In more recent history, the Elections Commission postponed the 2020 general election due to the Covid pandemic. In that instance, then President Gotabaya Rajapaksa wanted the elections held as early as possible so he could cash in on the snowballing effect of the massive mandate he received in November 2019. At that time, it was ironically the opposition which was arguing for a postponement of the polls.

The circumstances in 2020 were cited as being due to “emergency or unforeseen circumstances” as the Covid pandemic was an unprecedented situation. To postpone the polls, then Elections Commission Chairman Mahinda Deshapriya utilised Section 24 (3) of Parliament Elections Act (No. 1 of 1981), which states that, “at the event of any emergency or unforeseen circumstances the election cannot be taken on the day specified in the notice relating to the election, it can be postponed”.

On that occasion, then Secretary to the President P.B. Jayasundera, obviously acting on the instructions of Gotabaya Rajapaksa, wrote a strongly worded letter to Deshapriya urging him to conduct elections as soon as possible. To his credit, Deshapriya stood his ground because the pandemic was at its peak at the time and the polls were held only in August that year.

With such precedents and laws which allow for interpretation in a subjective manner, it could be the view of the government and the President that postponement of presidential elections is also unavoidable due to the unprecedented economic situation in the country.    

 

Although there have some whispers that a referendum could be held to postpone the presidential elections, then the postponement on the grounds that the country does not have finances for a national election cannot be sustained because the referendum will have a cost of its own.

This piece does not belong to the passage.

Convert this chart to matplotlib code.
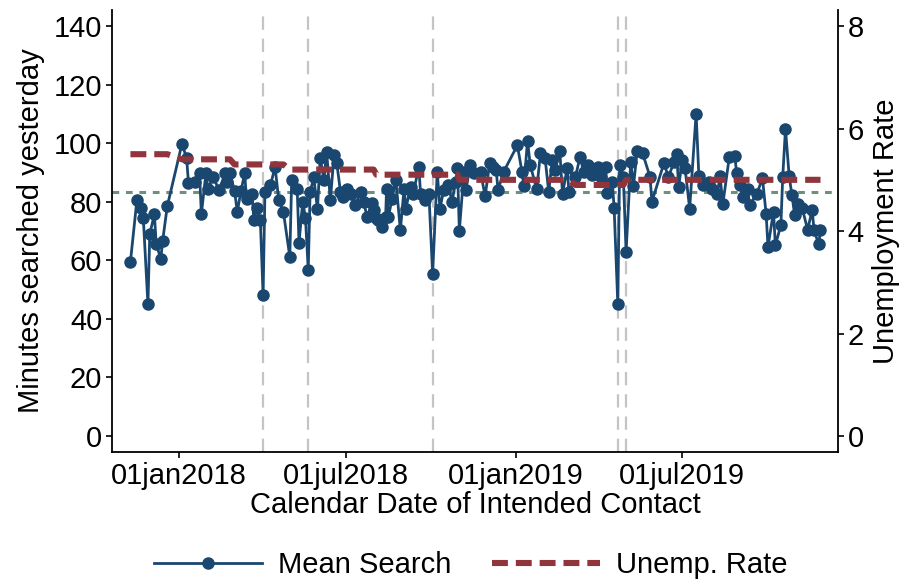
import matplotlib
matplotlib.use("Agg")
import matplotlib.pyplot as plt
import pandas as pd
import numpy as np
from matplotlib.lines import Line2D

plt.rcParams['font.family'] = ['Liberation Sans', 'DejaVu Sans']

# ---- data ----
# days since 01jan2018 of each intended-contact date
search_days = [-53, -46, -42, -39, -34, -32, -27, -25, -20, -18, -13, 3, 8, 10, 17, 22, 24, 29, 31, 37,
               43, 50, 52, 55, 60, 63, 67, 71, 73, 79, 81, 84, 88, 91, 93, 99, 104, 108, 113, 120,
               122, 128, 130, 134, 137, 140, 142, 146, 150, 153, 157, 160, 164, 168, 171, 175, 178, 182, 186, 191,
               197, 200, 204, 209, 211, 214, 216, 220, 224, 225, 227, 231, 235, 240, 244, 246, 251, 254, 260, 262,
               267, 271, 275, 280, 283, 287, 292, 296, 300, 302, 304, 309, 311, 316, 320, 327, 332, 337, 341, 344,
               346, 352, 367, 372, 374, 378, 381, 388, 392, 397, 401, 405, 408, 413, 416, 421, 423, 430, 435, 439,
               444, 448, 454, 458, 463, 464, 470, 472, 476, 478, 482, 485, 490, 493, 497, 503, 511, 513, 526, 531,
               537, 540, 542, 546, 549, 554, 561, 564, 568, 575, 578, 584, 587, 590, 597, 603, 605, 609, 612, 617,
               619, 627, 633, 637, 639, 645, 647, 653, 655, 658, 662, 665, 668, 672, 676, 682, 687, 689, 694, 696]
mean_search = [59.5, 80.5, 78.0, 74.3, 45.0, 69.0, 75.7, 65.5, 60.6, 66.7, 78.5, 99.9, 94.8, 86.5, 86.8, 89.9, 75.8, 89.9, 84.5, 88.5,
               84.0, 89.7, 86.8, 89.7, 83.7, 76.6, 83.7, 89.7, 80.9, 82.8, 73.7, 78.0, 73.7, 48.1, 83.4, 85.7, 91.9, 80.5, 76.6, 61.2,
               87.4, 84.5, 66.0, 80.0, 74.4, 56.7, 83.2, 88.3, 77.4, 95.1, 87.4, 97.0, 80.5, 95.9, 93.1, 83.4, 81.5, 84.5, 82.6, 78.8,
               83.4, 80.0, 74.8, 79.6, 77.1, 74.3, 73.7, 71.4, 74.8, 84.5, 74.8, 81.1, 87.6, 70.3, 84.5, 77.7, 85.1, 82.8, 91.9, 82.6,
               80.5, 82.6, 55.3, 90.2, 77.7, 84.0, 85.7, 80.0, 86.8, 91.4, 70.1, 90.2, 84.0, 92.5, 89.7, 90.2, 81.9, 93.3, 91.9, 90.8,
               84.0, 90.2, 99.3, 90.2, 85.3, 100.8, 92.5, 84.2, 96.5, 95.1, 83.4, 94.4, 90.8, 97.4, 82.8, 91.4, 83.4, 88.5, 95.3, 90.2,
               92.5, 89.1, 91.9, 88.3, 91.9, 83.0, 86.8, 78.0, 45.0, 92.4, 88.5, 62.9, 93.6, 85.3, 97.4, 96.5, 88.5, 80.0, 93.1, 88.5,
               93.6, 96.2, 85.1, 94.2, 91.4, 77.7, 110.1, 88.7, 85.7, 86.8, 84.5, 82.8, 88.7, 79.2, 95.3, 95.6, 89.7, 85.7, 81.5, 84.5,
               78.8, 82.8, 88.0, 75.8, 64.6, 76.6, 65.2, 72.0, 88.5, 104.9, 88.7, 82.3, 75.4, 79.4, 78.0, 70.5, 77.1, 70.3, 65.5, 70.3]

unemp_months = ['2017-11', '2017-12', '2018-01', '2018-02', '2018-03', '2018-04', '2018-05', '2018-06',
                '2018-07', '2018-08', '2018-09', '2018-10', '2018-11', '2018-12', '2019-01', '2019-02',
                '2019-03', '2019-04', '2019-05', '2019-06', '2019-07', '2019-08', '2019-09', '2019-10', '2019-11']
unemp_rate = [5.5, 5.5, 5.4, 5.4, 5.3, 5.3, 5.2, 5.2, 5.2, 5.1, 5.1, 5.1, 5.0, 5.0, 5.0, 5.0,
              4.9, 4.9, 5.0, 5.0, 5.0, 5.0, 5.0, 5.0, 5.0]

mean_overall = 83.3
holiday_dates = ['2018-04-02', '2018-05-21', '2018-10-03', '2019-04-22', '2019-05-01']
xtick_dates = ['2018-01-01', '2018-07-01', '2019-01-01', '2019-07-01']
xtick_labels = ['01jan2018', '01jul2018', '01jan2019', '01jul2019']

# ---- prep ----
base = pd.Timestamp('2018-01-01')
dates = base + pd.to_timedelta(search_days, unit='D')
month_map = dict(zip(unemp_months, unemp_rate))
unemp_series = [month_map.get(d.strftime('%Y-%m'), np.nan) for d in dates]

BLUE = '#1a476f'
RED = '#90353b'
GREEN = '#6f8f7f'
GRAY = '#c4c4c4'
FS = 21
MS = 8

fig = plt.figure(figsize=(9.01, 5.83), dpi=100)
ax = fig.add_axes([112 / 901, 1 - 452 / 583, (838 - 112) / 901, (452 - 10) / 583])
ax2 = ax.twinx()
ax.set_zorder(ax2.get_zorder() + 1)
ax.patch.set_visible(False)

for h in holiday_dates:
    ax.axvline(pd.Timestamp(h), color=GRAY, lw=1.6, linestyle=(0, (6, 4)), zorder=1)

ax.axhline(mean_overall, color=GREEN, lw=2.2, linestyle=(0, (2.2, 2.2)), zorder=2)

ax.plot(dates, mean_search, color=BLUE, lw=2.0, marker='o', markersize=MS,
        markeredgecolor=BLUE, markerfacecolor=BLUE, zorder=3)

ax.plot(dates, np.array(unemp_series) * 17.5, color=RED, lw=4.4,
        linestyle=(0, (2.6, 1.3)), zorder=4)

ax.set_xlim(pd.Timestamp('2017-10-20'), pd.Timestamp('2019-12-17'))
ax.set_ylim(-5.46, 145.5)
ax2.set_ylim(-5.46 / 17.5, 145.5 / 17.5)

ax.set_yticks([0, 20, 40, 60, 80, 100, 120, 140])
ax2.set_yticks([0, 2, 4, 6, 8])
ax.set_xticks([pd.Timestamp(d) for d in xtick_dates])
ax.set_xticklabels(xtick_labels)

for a in (ax, ax2):
    a.spines['top'].set_visible(False)
    a.tick_params(labelsize=FS, length=4, width=1.2, colors='black', pad=3)
    for s in a.spines.values():
        s.set_linewidth(1.3)
ax.spines['right'].set_visible(False)
ax2.spines['left'].set_visible(False)
ax2.spines['bottom'].set_visible(False)

ax.set_ylabel('Minutes searched yesterday', fontsize=FS, labelpad=6)
ax2.set_ylabel('Unemployment Rate', fontsize=FS, labelpad=6)
ax.set_xlabel('Calendar Date of Intended Contact', fontsize=FS, labelpad=1)

h_blue = Line2D([0], [0], color=BLUE, lw=2.0, marker='o', markersize=MS)
h_red = Line2D([0], [0], color=RED, lw=4.4, linestyle=(0, (2.6, 1.3)))
fig.legend([h_blue, h_red], ['Mean Search', 'Unemp. Rate'], loc='center',
           bbox_to_anchor=(471 / 901, 1 - 565 / 583), ncol=2, frameon=False, fontsize=FS,
           handlelength=3.7, columnspacing=1.4, handletextpad=0.55, numpoints=1)

fig.savefig('out.png', dpi=100)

Nevertheless, rumour has it that there is the possibility that Wickremesinghe could conduct a referendum on the abolition of the Executive Presidency and then stay on in office for a few more years under transitional provisions until the new Constitution is enacted. The beauty of this would be that most opposition parties who are clamouring for the abolition of the Executive Presidency and the enactment of a new Constitution would have no choice but to support such a proposal.

Public sentiment at the grassroots level is that voters are lying low waiting for the next national elections to teach the well-established political parties a lesson. Ranil Wickremesinghe, incompetent statesman that he is, is still as cunning and self-serving as they come and cannot be unaware of this. That is why the collective opposition should be alert and alive to his machinations as the deadline for the next presidential elections approach.